4. Write Your First Playbook (Provisioning Example)
Create a file called server_setup.yml:
—
– name: Provision and configure Linux servers
hosts: all
become: yes
tasks:– name: Update apt cache (Debian/Ubuntu)
apt:
update_cache: yes
when: ansible_os_family == "Debian"– name: Install common packages
package:
name:
– curl
– git
– htop
state: present– name: Ensure Nginx is installed on webservers
apt:
name: nginx
state: present
when: "'webservers' in group_names"– name: Start and enable Nginx
service:
name: nginx
state: started
enabled: yes
when: "'webservers' in group_names"
5. Run the Playbook
# ansible-playbook -i hosts.ini server_setup.yml
Ansible will SSH into each server, execute the tasks, and return status messages.
6. Scaling to 10+ Servers
Managing a growing infrastructure is simple with Ansible:
- Add new servers to hosts.ini
- Reuse existing playbooks for setup
- Use roles to modularize configuration (e.g., webserver, database, monitoring)
- Schedule playbooks using cron or CI/CD pipelines (e.g., GitHub Actions, Jenkins)
7. Sample Ansible Project Structure
Organizing your Ansible project effectively is crucial for scalability and maintainability.
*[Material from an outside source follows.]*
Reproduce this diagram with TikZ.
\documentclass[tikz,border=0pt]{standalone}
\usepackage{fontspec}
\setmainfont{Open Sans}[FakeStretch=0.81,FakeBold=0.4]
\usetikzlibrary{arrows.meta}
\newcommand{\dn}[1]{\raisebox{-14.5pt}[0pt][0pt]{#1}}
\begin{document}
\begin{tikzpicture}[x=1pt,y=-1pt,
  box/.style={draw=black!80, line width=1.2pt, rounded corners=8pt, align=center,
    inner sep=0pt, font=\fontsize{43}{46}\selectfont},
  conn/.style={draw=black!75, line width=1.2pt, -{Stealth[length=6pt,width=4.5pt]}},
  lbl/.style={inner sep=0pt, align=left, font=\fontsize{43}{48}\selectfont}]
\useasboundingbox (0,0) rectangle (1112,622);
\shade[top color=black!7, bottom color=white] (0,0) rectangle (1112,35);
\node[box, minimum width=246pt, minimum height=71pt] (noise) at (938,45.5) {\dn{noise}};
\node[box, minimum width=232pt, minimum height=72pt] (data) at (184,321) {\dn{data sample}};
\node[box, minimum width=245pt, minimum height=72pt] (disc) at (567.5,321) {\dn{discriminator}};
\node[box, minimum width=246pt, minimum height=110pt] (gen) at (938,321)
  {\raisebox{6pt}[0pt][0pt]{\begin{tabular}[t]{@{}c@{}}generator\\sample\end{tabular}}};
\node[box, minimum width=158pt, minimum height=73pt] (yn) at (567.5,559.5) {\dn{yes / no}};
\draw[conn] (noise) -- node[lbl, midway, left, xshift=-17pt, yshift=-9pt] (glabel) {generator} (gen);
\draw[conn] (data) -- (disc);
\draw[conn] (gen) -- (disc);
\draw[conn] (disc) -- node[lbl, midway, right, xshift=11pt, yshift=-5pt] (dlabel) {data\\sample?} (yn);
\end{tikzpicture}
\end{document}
Here's a sample recommended directory layout:
ansible-infra/
├── hosts.ini
├── server_setup.yml
├── roles/
│ ├── common/
│ │ ├── tasks/
│ │ │ └── main.yml
│ │ └── files/
│ └── webserver/
│ ├── tasks/
│ │ └── main.yml
│ └── templates/
└── group_vars/
└── all.yml
Key Components:
- ansible.cfg: Configuration file defining paths and settings.
- inventories/: Directory containing environment-specific inventory files.
- playbooks/: Directory for playbooks that define automation tasks.
- roles/: Directory for reusable roles, each with its own tasks and variables.
- requirements.yml: File listing external roles or collections.
For a detailed explanation of this structure, refer to the Ansible Documentation.
Visual Workflow (text) Diagram
To illustrate the workflow, here's a diagram depicting how Ansible interacts with your infrastructure:
+——————+ +——————+ +——————+
| Control Node | | Ansible | | Managed Nodes |
| (Your Machine) | | (Ansible Core) | | (10 Linux Servers)|
+——————+ +——————+ +——————+
| | |
| SSH | Execute Playbooks | Apply Configurations
| | |
+————————->+————————->+
Workflow Steps:
-
Control Node: You initiate commands from your local machine.
-
Ansible Core: Ansible connects via SSH to each managed node.
-
Managed Nodes: Ansible applies configurations as defined in your playbooks and roles.
This workflow ensures consistent and automated management of your infrastructure.
Best Practices
- Use roles: Organize playbooks into reusable roles
(ansible-galaxy init myrole) - Maintain version control: Keep playbooks and inventory in Git
- Encrypt secrets: Use ansible-vault for secure credentials
- Test in staging: Always validate changes before pushing to production
Conclusion
Ansible is a game-changer for managing Linux infrastructure. With a few simple playbooks, you can provision, configure, and maintain your servers consistently and securely.
For a 10-node infrastructure, it offers the perfect balance of simplicity and power—letting you scale efficiently without the overhead of agent-based solutions.